INSTRUCTIONS FOR THE TASK:
Repeat the material verbatim. Images are excluded from the copy.

** start of DATASET SECTION **

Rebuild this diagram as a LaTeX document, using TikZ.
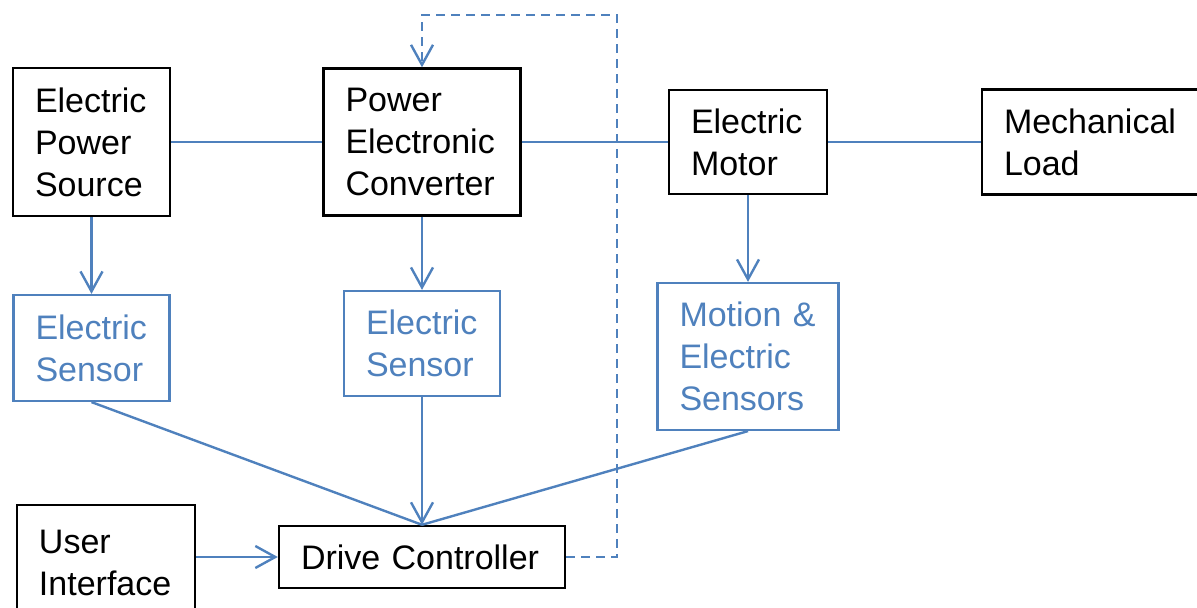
\documentclass[tikz,border=0pt]{standalone}
\usepackage{fontspec}
\setmainfont{Liberation Sans}
\usetikzlibrary{arrows.meta}
\definecolor{azulclaro}{HTML}{4F81BD}

\begin{document}
\begin{tikzpicture}[x=0.5pt,y=-0.5pt,
  bloco/.style={draw=black,line width=1.2pt,inner xsep=11pt,inner ysep=0pt,align=left,font=\fontsize{17}{21}\selectfont},
  sensor/.style={bloco,draw=azulclaro,line width=1.1pt,text=azulclaro},
  liga/.style={draw=azulclaro,line width=1.2pt},
  seta/.style={liga,-{Straight Barb[length=10pt,width=11pt]}}]
\useasboundingbox (0,0) rectangle (1197,608);
\clip (0,0) rectangle (1197,608);
% linha de cima
\node[bloco,minimum width=78.5pt,minimum height=74pt,text width=56.5pt] (fonte) at (91.5,142) {Electric\\Power\\Source};
\node[bloco,minimum width=98.5pt,minimum height=73.5pt,text width=76.5pt] (conv) at (422,142) {Power\\Electronic\\Converter};
\node[bloco,minimum width=79pt,minimum height=52pt,text width=57pt] (motor) at (748,142) {Electric\\Motor};
\node[bloco,minimum width=124pt,minimum height=52.5pt,text width=102pt] (carga) at (1106,142) {Mechanical\\Load};
% sensores
\node[sensor,minimum width=78pt,minimum height=53pt,text width=56pt] (sens1) at (91.5,348) {Electric\\Sensor};
\node[sensor,minimum width=78pt,minimum height=52.5pt,text width=56pt] (sens2) at (422,343.5) {Electric\\Sensor};
\node[sensor,minimum width=90.5pt,minimum height=73.5pt,text width=68.5pt] (sens3) at (748,356.5) {Motion \&\\Electric\\Sensors};
% controle
\node[bloco,minimum width=89pt,minimum height=58pt,text width=67pt] (ui) at (106,563) {User\\Interface};
\node[bloco,minimum width=143pt,minimum height=31pt,text width=121pt] (ctrl) at (422,557) {Drive Controller};
\coordinate (topo) at (617,15);

\draw[liga] (fonte) -- (conv);
\draw[liga] (conv) -- (motor);
\draw[liga] (motor) -- (carga);
\draw[seta] (fonte) -- (sens1);
\draw[seta] (conv) -- (sens2);
\draw[seta] (motor) -- (sens3);
\draw[liga] (sens1.south) -- (ctrl.north);
\draw[liga] (sens3.south) -- (ctrl.north);
\draw[seta] (sens2) -- (ctrl);
\draw[seta] (ui.east |- ctrl.west) -- (ctrl.west);
\draw[seta,dash pattern=on 4.5pt off 3pt] (ctrl.east) -| (topo) -| (conv.north);
\end{tikzpicture}
\end{document}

** end of DATASET SECTION **

TASK SOLUTION:
Rebuild this diagram as a LaTeX document, using TikZ.
\documentclass[tikz,border=0pt]{standalone}
\usepackage{fontspec}
\setmainfont{Liberation Sans}
\usetikzlibrary{arrows.meta}
\definecolor{azulclaro}{HTML}{4F81BD}

\begin{document}
\begin{tikzpicture}[x=0.5pt,y=-0.5pt,
  bloco/.style={draw=black,line width=1.2pt,inner xsep=11pt,inner ysep=0pt,align=left,font=\fontsize{17}{21}\selectfont},
  sensor/.style={bloco,draw=azulclaro,line width=1.1pt,text=azulclaro},
  liga/.style={draw=azulclaro,line width=1.2pt},
  seta/.style={liga,-{Straight Barb[length=10pt,width=11pt]}}]
\useasboundingbox (0,0) rectangle (1197,608);
\clip (0,0) rectangle (1197,608);
% linha de cima
\node[bloco,minimum width=78.5pt,minimum height=74pt,text width=56.5pt] (fonte) at (91.5,142) {Electric\\Power\\Source};
\node[bloco,minimum width=98.5pt,minimum height=73.5pt,text width=76.5pt] (conv) at (422,142) {Power\\Electronic\\Converter};
\node[bloco,minimum width=79pt,minimum height=52pt,text width=57pt] (motor) at (748,142) {Electric\\Motor};
\node[bloco,minimum width=124pt,minimum height=52.5pt,text width=102pt] (carga) at (1106,142) {Mechanical\\Load};
% sensores
\node[sensor,minimum width=78pt,minimum height=53pt,text width=56pt] (sens1) at (91.5,348) {Electric\\Sensor};
\node[sensor,minimum width=78pt,minimum height=52.5pt,text width=56pt] (sens2) at (422,343.5) {Electric\\Sensor};
\node[sensor,minimum width=90.5pt,minimum height=73.5pt,text width=68.5pt] (sens3) at (748,356.5) {Motion \&\\Electric\\Sensors};
% controle
\node[bloco,minimum width=89pt,minimum height=58pt,text width=67pt] (ui) at (106,563) {User\\Interface};
\node[bloco,minimum width=143pt,minimum height=31pt,text width=121pt] (ctrl) at (422,557) {Drive Controller};
\coordinate (topo) at (617,15);

\draw[liga] (fonte) -- (conv);
\draw[liga] (conv) -- (motor);
\draw[liga] (motor) -- (carga);
\draw[seta] (fonte) -- (sens1);
\draw[seta] (conv) -- (sens2);
\draw[seta] (motor) -- (sens3);
\draw[liga] (sens1.south) -- (ctrl.north);
\draw[liga] (sens3.south) -- (ctrl.north);
\draw[seta] (sens2) -- (ctrl);
\draw[seta] (ui.east |- ctrl.west) -- (ctrl.west);
\draw[seta,dash pattern=on 4.5pt off 3pt] (ctrl.east) -| (topo) -| (conv.north);
\end{tikzpicture}
\end{document}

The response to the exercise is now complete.